Subject: Re: Ultra 5 / 2.0 / panic: lockmgr: no context
To: Manuel Bouyer <bouyer@antioche.lip6.fr>
From: Gert Doering <gert@greenie.muc.de>
List: port-sparc64
Date: 01/14/2005 09:43:32
Hi,

On Wed, Jan 12, 2005 at 03:47:06PM +0100, Manuel Bouyer wrote:
> In my case, it was in a air-conditioned machine room, and was not moved.
> It started failing after 2 years of good work (it was running solaris).

I'm afraid your suspicions might be true - the crashes look different
every day, and yesterday I also got a RED STATE EXCEPTION - bah.

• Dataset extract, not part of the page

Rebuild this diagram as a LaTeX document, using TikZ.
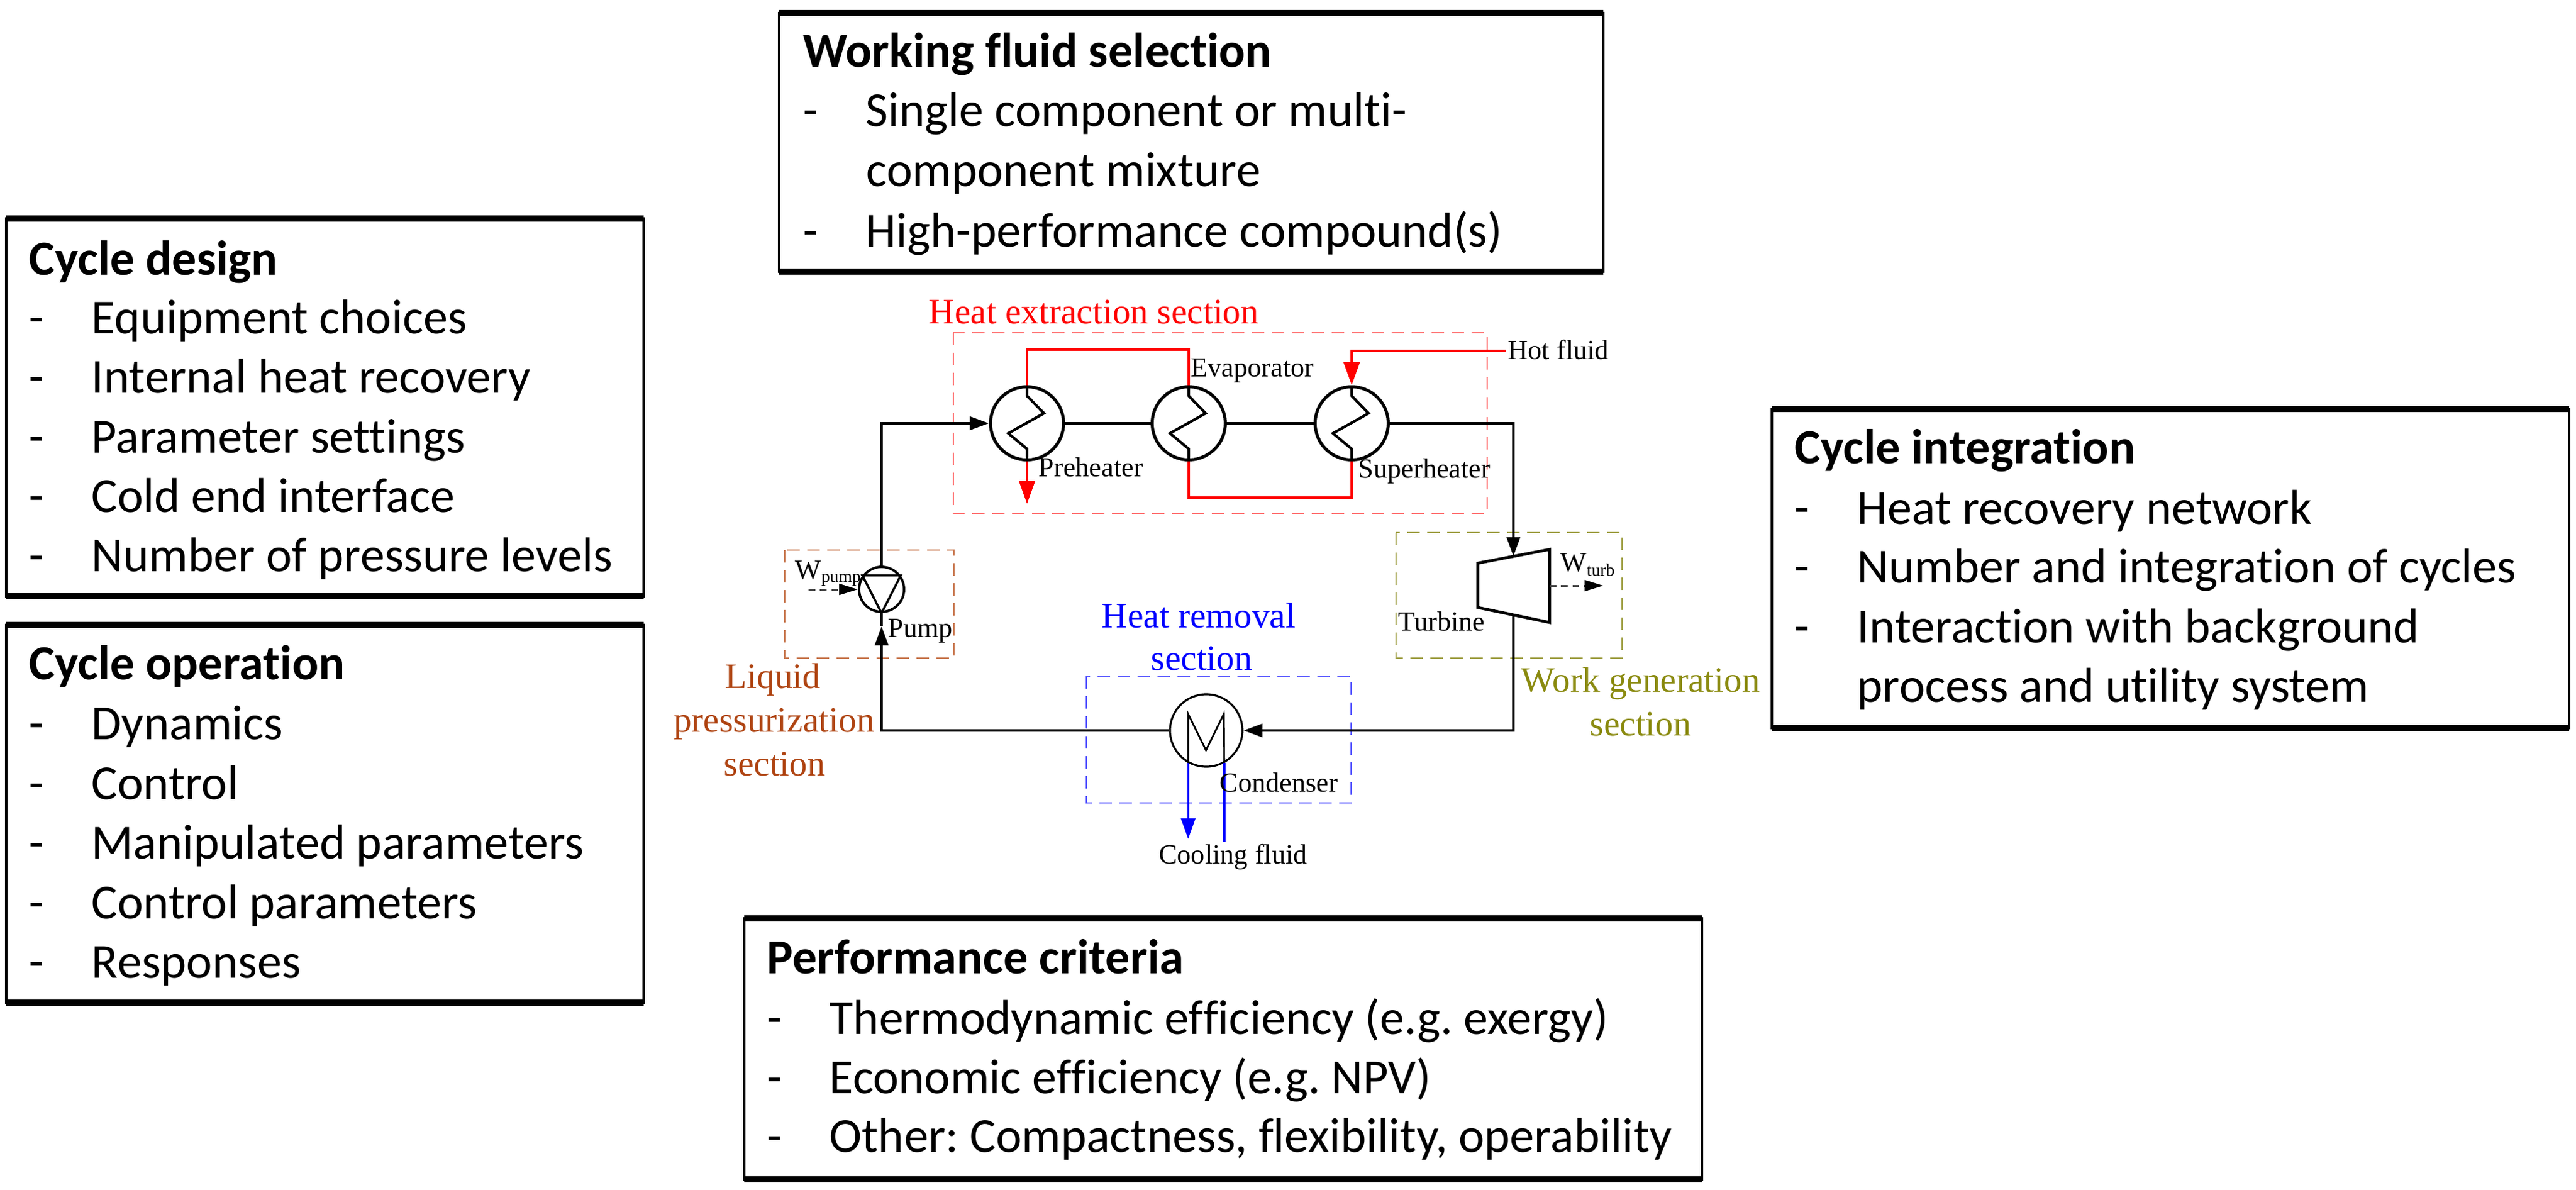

Today was interesting.  Machine was unresponsive, but no message at all
on the console.  After a BREAK, I got into the db>, but I'm not really
sure what the "right" way is to figure out what the machine was doing
at this point in time.  "bt" shows me something that looks more like
"you're here because you sent a console <BREAK>":

kdb breakpoint at 1277b68
Stopped at      netbsd:cpu_Debugger+0x4:        nop
db>
db> bt
sab_intr(24c7700, 0, e0017ed0, 0, 12482bc, 768) at netbsd:sab_intr+0xa4
sparc64_ipi_flush_all(0, 0, 12af8a0, 0, ffffffffffffffff, 18aa5c8) at netbsd:sparc64_ipi_flush_all+0x23c
db>

is this assumption correct?

Is there a tutorial around how to get maximum useful information from ddb
at this stage (the "man ddb" man page describes the commands, but I'm new
to kernel debugging, and a bit lost - sorry).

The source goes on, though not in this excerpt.